Nevertheless Giovanni Abbate from the IOM (International Organisation for Migration), for his part, argued that while as many as 500, 000 refugees arriving in Europe every year may not be the main cause of modern slavery the phenomenon must certainly be taken into consideration. He underlined the example of the region of Apulia as a model, which houses a “forced labour” counter. There are several agricultural projects near Foggia, such as a farm which was donated to make “exit mechanisms” possible, and abandoned buildings which could be used by the workers.
“According to the Global Slavery Index,” said the Ambassador in her speech, “45 million people are victims of modern slavery, often run by criminal organisations”. She referred to recent steps that have been taken, such as the October 2016 law in Italy which gave the authorities more power: it simplifies the definition of caporalato (modern slavery), allows employers to be penalised, ensures mitigating circumstances if there is collaboration with the police, requires obligatory arrest when a crime has been committed, and even the confiscation of property in some cases. Ms Morris continued by saying that the UK and Italy had to work together to rebuild the workers’ freedom.
Maria Grazia Giammarinaro, Magistrate and the UN’S Special Rapporteur on trafficking in persons, emphasised the UK and Italy’s roles in the struggle against modern slavery by highlighting that they were two of the most active countries in this area. “We must learn from each other, and use each other’s experiences.” Although steps have been taken against this form of repression, there are still big questions which need to be answered: “What happens to the victims? What can we do to empower the workers?”
Qiraat Cunningham, the Vice President of International Policy in the Unit against Modern Slavery from the British Home Office outlined the UK’s approach to the problem, mentioning Theresa May’s 2015 Modern Slavery Act, and their method of minimising slavery crime: “Pursue, Prevent, Protect, Prepare”.

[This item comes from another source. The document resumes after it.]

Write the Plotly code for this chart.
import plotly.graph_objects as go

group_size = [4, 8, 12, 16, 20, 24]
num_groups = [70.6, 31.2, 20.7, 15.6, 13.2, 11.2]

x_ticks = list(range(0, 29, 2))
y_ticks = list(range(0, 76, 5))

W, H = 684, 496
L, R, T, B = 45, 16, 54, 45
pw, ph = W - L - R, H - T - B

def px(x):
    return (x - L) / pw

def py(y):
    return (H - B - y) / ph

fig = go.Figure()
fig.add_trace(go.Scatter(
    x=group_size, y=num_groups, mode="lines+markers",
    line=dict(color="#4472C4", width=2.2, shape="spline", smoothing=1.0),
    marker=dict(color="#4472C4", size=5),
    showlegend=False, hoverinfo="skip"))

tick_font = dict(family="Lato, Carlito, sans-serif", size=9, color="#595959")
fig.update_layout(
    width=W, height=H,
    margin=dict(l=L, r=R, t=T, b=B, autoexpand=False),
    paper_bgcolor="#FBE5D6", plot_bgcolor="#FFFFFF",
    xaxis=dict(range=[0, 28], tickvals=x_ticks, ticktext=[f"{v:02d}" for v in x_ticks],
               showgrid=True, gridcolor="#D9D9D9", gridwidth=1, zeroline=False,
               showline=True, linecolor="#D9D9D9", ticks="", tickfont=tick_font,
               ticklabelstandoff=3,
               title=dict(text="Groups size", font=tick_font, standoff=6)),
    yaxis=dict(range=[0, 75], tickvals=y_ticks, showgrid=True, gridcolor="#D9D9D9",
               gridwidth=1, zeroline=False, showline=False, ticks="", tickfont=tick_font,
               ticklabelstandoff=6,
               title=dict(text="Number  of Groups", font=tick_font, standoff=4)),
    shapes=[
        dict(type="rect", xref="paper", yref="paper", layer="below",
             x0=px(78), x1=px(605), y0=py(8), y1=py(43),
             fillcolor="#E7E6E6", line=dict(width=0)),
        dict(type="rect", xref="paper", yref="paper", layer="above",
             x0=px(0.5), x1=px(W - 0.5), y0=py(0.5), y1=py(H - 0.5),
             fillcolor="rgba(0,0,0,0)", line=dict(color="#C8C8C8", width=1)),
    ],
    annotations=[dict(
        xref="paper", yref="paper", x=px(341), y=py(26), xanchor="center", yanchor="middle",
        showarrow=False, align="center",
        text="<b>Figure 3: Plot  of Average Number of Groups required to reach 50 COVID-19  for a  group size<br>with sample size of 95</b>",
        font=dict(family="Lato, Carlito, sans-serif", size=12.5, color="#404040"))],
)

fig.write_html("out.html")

Pam Bowen, from the British Crown Prosecution Service spoke of the difficulties of victims testifying in court, due to their high levels of vulnerability. Therefore, court cases cannot be dependant on victims’ testimonies. These challenges are met with “pro-active investigation, covert techniques, surveillance” as well as, on a more international level, “joint investigations with Europol and Eurojust”.

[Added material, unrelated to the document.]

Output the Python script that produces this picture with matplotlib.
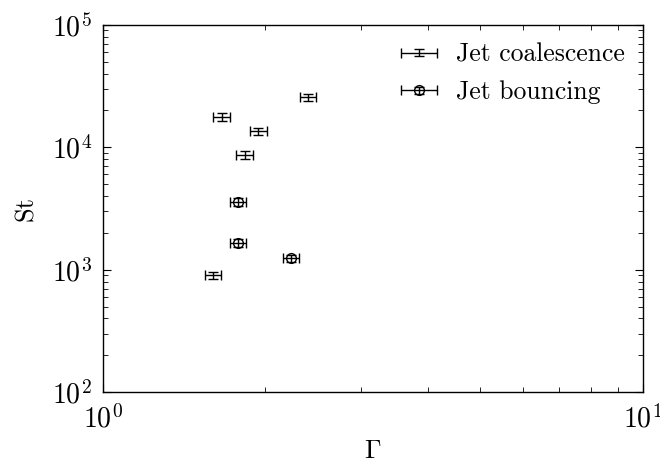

Also representing the UK was Darryl Dixon, from GLAA (Gangmasters Labour Abuse Authority). This government inspectorate is designed to tackled forced labour and has police powers. Dixon met Giammarinaro in 2012, when she represented the OSCE (Organization for Security and Co-operation in Europe) and compiled a report on GLAA, recommending that they should be given more remit. The organisation has grown and can inspect businesses, working and behaviour conditions, workers’ accommodation, and arrest individuals. It is, however, restricted to the agricultural sector only.
The Italian speakers echoed several of the UK representatives’ points, although it was clear that the problem took a new dimension when applied to Italy: migrants and mafia organisations, especially in the South of the peninsula, became protagonists in the debate.

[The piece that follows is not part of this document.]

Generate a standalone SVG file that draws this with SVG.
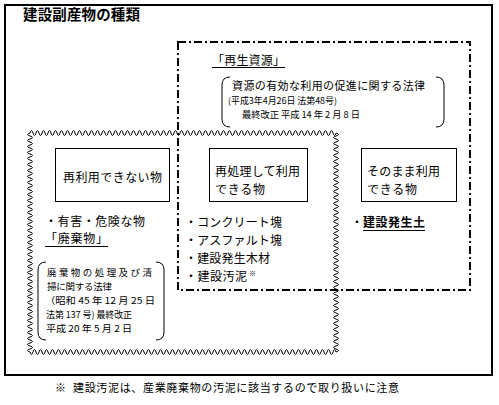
<svg xmlns="http://www.w3.org/2000/svg" width="499" height="405" viewBox="0 0 499 405">
<style>
text{font-family:"Noto Sans CJK JP","Noto Sans CJK SC",sans-serif;fill:#000}
.s{font-size:9.5px}
.s9{font-size:9px}
.m{font-size:12px}
.f{font-size:11px}
.t{font-size:14.5px;font-weight:bold}
.k{font-size:7px}
.b{font-weight:bold}
.box{fill:#fff;stroke:#000;stroke-width:1}
.ln{fill:none;stroke:#000;stroke-width:1}
</style>
<rect width="499" height="405" fill="#fff"/>
<g id="frame">
<rect x="5" y="5" width="487" height="370" fill="none" stroke="#000" stroke-width="2"/>
<text class="t" x="23" y="20" textLength="117">建設副産物の種類</text>
</g>
<g id="connectors">
<rect x="178" y="42" width="292" height="248" fill="none" stroke="#000" stroke-width="2" stroke-dasharray="8 3 2 3"/>
<path class="ln" d="M30 133 q1.5 -5 3 0
t3 0 t3 0 t3 0 t3 0 t3 0 t3 0 t3 0 t3 0 t3 0 t3 0
t3 0 t3 0 t3 0 t3 0 t3 0 t3 0 t3 0 t3 0 t3 0 t3 0
t3 0 t3 0 t3 0 t3 0 t3 0 t3 0 t3 0 t3 0 t3 0 t3 0
t3 0 t3 0 t3 0 t3 0 t3 0 t3 0 t3 0 t3 0 t3 0 t3 0
t3 0 t3 0 t3 0 t3 0 t3 0 t3 0 t3 0 t3 0 t3 0 t3 0
t3 0 t3 0 t3 0 t3 0 t3 0 t3 0 t3 0 t3 0 t3 0 t3 0
t3 0 t3 0 t3 0 t3 0 t3 0 t3 0 t3 0 t3 0 t3 0 t3 0
t3 0 t3 0 t3 0 t3 0 t3 0 t3 0 t3 0 t3 0 t3 0 t3 0
t3 0 t3 0 t3 0 t3 0 t3 0 t3 0 t3 0 t3 0 t3 0 t3 0
t3 0 t3 0 t3 0 t3 0 t3 0 t3 0 t3 0 t3 0 t3 0 t3 0
t3 0
M30 352 q1.5 5 3 0
t3 0 t3 0 t3 0 t3 0 t3 0 t3 0 t3 0 t3 0 t3 0 t3 0
t3 0 t3 0 t3 0 t3 0 t3 0 t3 0 t3 0 t3 0 t3 0 t3 0
t3 0 t3 0 t3 0 t3 0 t3 0 t3 0 t3 0 t3 0 t3 0 t3 0
t3 0 t3 0 t3 0 t3 0 t3 0 t3 0 t3 0 t3 0 t3 0 t3 0
t3 0 t3 0 t3 0 t3 0 t3 0 t3 0 t3 0 t3 0 t3 0 t3 0
t3 0 t3 0 t3 0 t3 0 t3 0 t3 0 t3 0 t3 0 t3 0 t3 0
t3 0 t3 0 t3 0 t3 0 t3 0 t3 0 t3 0 t3 0 t3 0 t3 0
t3 0 t3 0 t3 0 t3 0 t3 0 t3 0 t3 0 t3 0 t3 0 t3 0
t3 0 t3 0 t3 0 t3 0 t3 0 t3 0 t3 0 t3 0 t3 0 t3 0
t3 0 t3 0 t3 0 t3 0 t3 0 t3 0 t3 0 t3 0 t3 0 t3 0
t3 0
M336 133 q5 1.5 0 3
t0 3 t0 3 t0 3 t0 3 t0 3 t0 3 t0 3 t0 3 t0 3 t0 3
t0 3 t0 3 t0 3 t0 3 t0 3 t0 3 t0 3 t0 3 t0 3 t0 3
t0 3 t0 3 t0 3 t0 3 t0 3 t0 3 t0 3 t0 3 t0 3 t0 3
t0 3 t0 3 t0 3 t0 3 t0 3 t0 3 t0 3 t0 3 t0 3 t0 3
t0 3 t0 3 t0 3 t0 3 t0 3 t0 3 t0 3 t0 3 t0 3 t0 3
t0 3 t0 3 t0 3 t0 3 t0 3 t0 3 t0 3 t0 3 t0 3 t0 3
t0 3 t0 3 t0 3 t0 3 t0 3 t0 3 t0 3 t0 3 t0 3 t0 3
t0 3 t0 3
M30 133 q-5 1.5 0 3
t0 3 t0 3 t0 3 t0 3 t0 3 t0 3 t0 3 t0 3 t0 3 t0 3
t0 3 t0 3 t0 3 t0 3 t0 3 t0 3 t0 3 t0 3 t0 3 t0 3
t0 3 t0 3 t0 3 t0 3 t0 3 t0 3 t0 3 t0 3 t0 3 t0 3
t0 3 t0 3 t0 3 t0 3 t0 3 t0 3 t0 3 t0 3 t0 3 t0 3
t0 3 t0 3 t0 3 t0 3 t0 3 t0 3 t0 3 t0 3 t0 3 t0 3
t0 3 t0 3 t0 3 t0 3 t0 3 t0 3 t0 3 t0 3 t0 3 t0 3
t0 3 t0 3 t0 3 t0 3 t0 3 t0 3 t0 3 t0 3 t0 3 t0 3
t0 3 t0 3"/>
</g>
<g id="saisei">
<text class="m" x="212" y="65" textLength="73">「再生資源」</text>
<line class="ln" x1="212" y1="67.5" x2="285" y2="67.5"/>
<path class="ln" d="M230 77 Q222 77 222 85 V119 Q222 127 230 127 M436 77 Q444 77 444 85 V119 Q444 127 436 127"/>
<text class="f" x="232" y="90" textLength="193">資源の有効な利用の促進に関する法律</text>
<text class="s9" x="228" y="104" textLength="109" lengthAdjust="spacingAndGlyphs">(平成3年4月26日 法第48号)</text>
<text class="s" x="242" y="117.5" textLength="118" lengthAdjust="spacingAndGlyphs">最終改正 平成 14 年 2 月 8 日</text>
</g>
<g id="box1">
<rect class="box" x="55.5" y="148.5" width="114" height="53"/>
<text class="m" x="63" y="182" textLength="99">再利用できない物</text>
</g>
<g id="box2">
<rect class="box" x="209.5" y="148.5" width="98" height="53"/>
<text class="m" x="215" y="176" textLength="85">再処理して利用</text>
<text class="m" x="215" y="194" textLength="50">できる物</text>
</g>
<g id="box3">
<rect class="box" x="361.5" y="148.5" width="95" height="53"/>
<text class="m" x="367" y="176" textLength="73">そのまま利用</text>
<text class="m" x="367" y="194" textLength="50">できる物</text>
</g>
<g id="haikibutsu">
<text class="m" x="45" y="226" textLength="100">・有害・危険な物</text>
<text class="m" x="45" y="243" textLength="63">「廃棄物」</text>
<line class="ln" x1="45" y1="246.5" x2="108" y2="246.5"/>
<path class="ln" d="M46 262 Q38 262 38 270 V332 Q38 340 46 340 M156 262 Q164 262 164 270 V332 Q164 340 156 340"/>
<text class="s" x="47" y="276" textLength="105">廃棄物の処理及び清</text>
<text class="s" x="47" y="290" textLength="65">掃に関する法律</text>
<text class="s" x="45" y="304" textLength="110" lengthAdjust="spacingAndGlyphs">（昭和 45 年 12 月 25 日</text>
<text class="s" x="46" y="318" textLength="86" lengthAdjust="spacingAndGlyphs">法第 137 号) 最終改正</text>
<text class="s" x="46" y="332" textLength="86" lengthAdjust="spacingAndGlyphs">平成 20 年 5 月 2 日</text>
</g>
<g id="list-mid">
<text class="m" x="185" y="227" textLength="97">・コンクリート塊</text>
<text class="m" x="185" y="245" textLength="97">・アスファルト塊</text>
<text class="m" x="185" y="263" textLength="85">・建設発生木材</text>
<text class="m" x="185" y="281" textLength="62">・建設汚泥</text>
<text class="k" x="249" y="276">※</text>
</g>
<g id="list-right">
<text class="m" x="351" y="227">・</text>
<text class="m b" x="363" y="227" textLength="62">建設発生土</text>
<line class="ln" x1="363" y1="230.5" x2="425" y2="230.5"/>
</g>
<g id="note">
<text class="f" x="55" y="392">※</text>
<text class="f" x="73" y="392" textLength="326">建設汚泥は、産業廃棄物の汚泥に該当するので取り扱いに注意</text>
</g>
</svg>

Danilo Papa, from the Italian Labour Inspectorate, emphasised the areas at high risk of modern slavery such as Bari, Caserta, Lecce, and Reggio Calabria. He highlighted the need for action rather than just “parlare dell’aria fritta”, (speaking a load of hot air), and said that the agricultural sector was often mentioned, but that the conversation needed to be widened to other sectors: modern slavery can happen in fields but also in administration or big cooperations.
Colonel Nicodemo Macri’, The Carabinieri Commander for Workplace Protection, explained how the police are operating against modern slavery on a daily basis. Since January 1 2017, there are 5 “nuclei” in Italy: Milan, Venice, Rome, Naples and Palermo. Macri’ also presented the rise in finding culprits: between November 4 2016 and June 30 2017, the Italian police were able to arrest 12 individuals, compared with two arrested in the whole of 2015.
The discussion showed the strength of the UK and Italy working together. Despite different legal systems and organisations, the goal remains the same - to abolish modern slavery. Speakers were unanimous when it came to redesigning victim protection so that complying with the law and testifying felt safer and opening the debate to more than just agriculture. Ultimately, this is a global problem which requires a global response.